In Haskell code, point-free style is common, but not aggressively so. Rather than trying to work out a way to express a computation as the application of existing primitives, it's usually easier to write an explicitly recursive function. Haskell programmers aren't taught to lean on core primitive functions wherever possible, and core primitive functions weren't necessarily designed with that goal in mind. Sure, there's the usual map and fold and so on, but not a set of functions that would allow 90% of all programs to be expressed as application of those primitives.

Can Programing be Liberated... introduced fp, a language which didn't catch on and left very little in the way of tutorials or useful programming examples. fp was clearly influenced by Ken Iverson's APL, a language initially defined n 1962 (and unlike fp, you can still hunt down production code written in APL). The APL lineage continued after Backus's paper, eventually leading to APL2 and J (both of which involved Iverson) and a second branch of languages created by a friend of Iverson, Arthur Whitney: A+, K, and Q. Viewed in the right light, J is a melding of APL and fp. And the "build a program using core primitives" technique lives on in J.

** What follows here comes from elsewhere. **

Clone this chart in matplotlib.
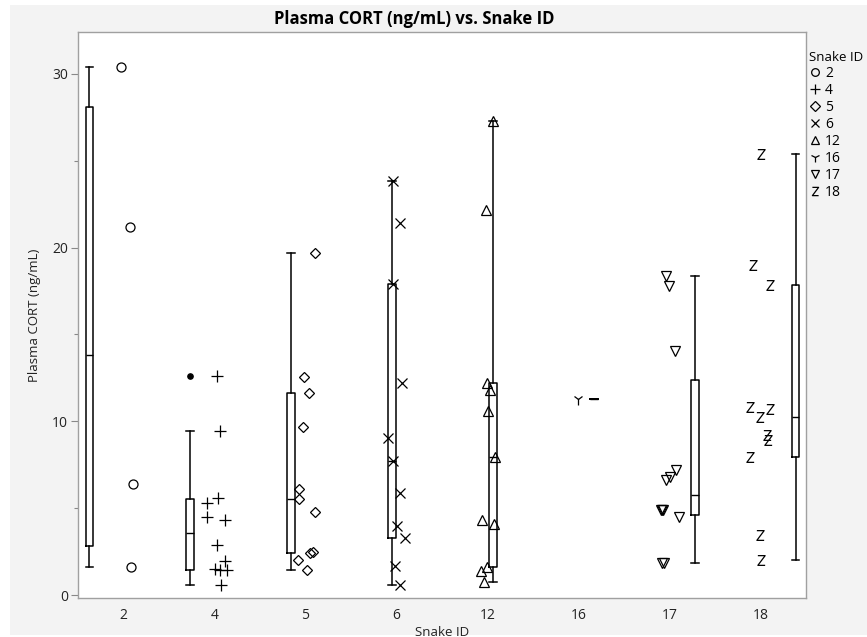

Here's a simple problem: given an array (or list, if you prefer), return the indices of values which are greater than 5. For example, this input:
1 2 0 6 8 3 9
gives this result:
3 4 6
which means that the elements in the original array at positions 3, 4, and 6 (where the first position is zero, not one) are all greater than 5. I'm using the APl/J/K list notation here, instead of the Haskelly [3,4,6]. How can we transform the original array to 3 4 6 without explicit loops, recursion, or named values?

First, we can find out which elements in the input list are greater than 5. This doesn't give us their positions, but it's a start.
0 2 0 6 8 3 9 > 5 0 0 0 1 1 0 1
The first line is the input, the second the output. Greater than, like most J functions, operates on whole arrays, kind of like all operators in Haskell having map built in. The above example checks if each element of the input array is greater than 5 and returns an array of the results (0 = false, 1 = true).

There's another J primitive that builds a list of values from 0 up to n-1:
i. 5 0 1 2 3 4
Yes, extreme terseness is characteristic of J--just let it go for now. One interesting thing we can do with our original input is to build up a list of integers as long as the array.
i. # 1 2 0 6 8 3 9 0 1 2 3 4 5 6
(# is the length function.) Stare at this for a moment, and you'll see that the result is a list of the valid indices for the input array. So far we've got two different arrays created from the same input: 0 0 0 1 1 0 1 (where a 1 means "greater than 5") and 0 1 2 3 4 5 6 (the list of indices for the array). Now we take a bit of a leap. Pair these two array together: (first element of the first array, first element of the second array), etc., like this:
(0,0) (0,1) (0,2) (1,3) (1,4) (0,5) (1,6)
This isn't J notation; it's just a way of showing the pairings. Notice that if you remove all pairs that have a zero in the first position, then only three pairs are left. And the second elements of those pairs make up the answer we're looking for: 3 4 6. It turns out that J has an operator for pairing up arrays like this, where the first element is a count and the second is a value to repeat count times. Sort of a run-length expander. The key is that a count of zero can be viewed as "delete me" and a count of 1 as "copy me as is." Or in actual J code:
0 0 0 1 1 0 1 # 0 1 2 3 4 5 6 3 4 6
And there's our answer--finally! (Note that # in this case, with an operand on each side of it, is the "expand" function.) If you're ever going to teach a beginning programming course, go ahead and learn J first, so you can remember what it's like to be an utterly confused beginner.

In the APL/J/K worlds, there's a collection of well-known phrases (that is, short sequences of functions) for operations like this, each made up of primitives. It's the community of programmers with the most experience working in a point-free style. Though I doubt those programmers consider themselves to be working with "an algebra of programs," as Backus envisioned, the documentation is sprinkled with snippets of code declared to be equivalent to primitives or other sequences of functions.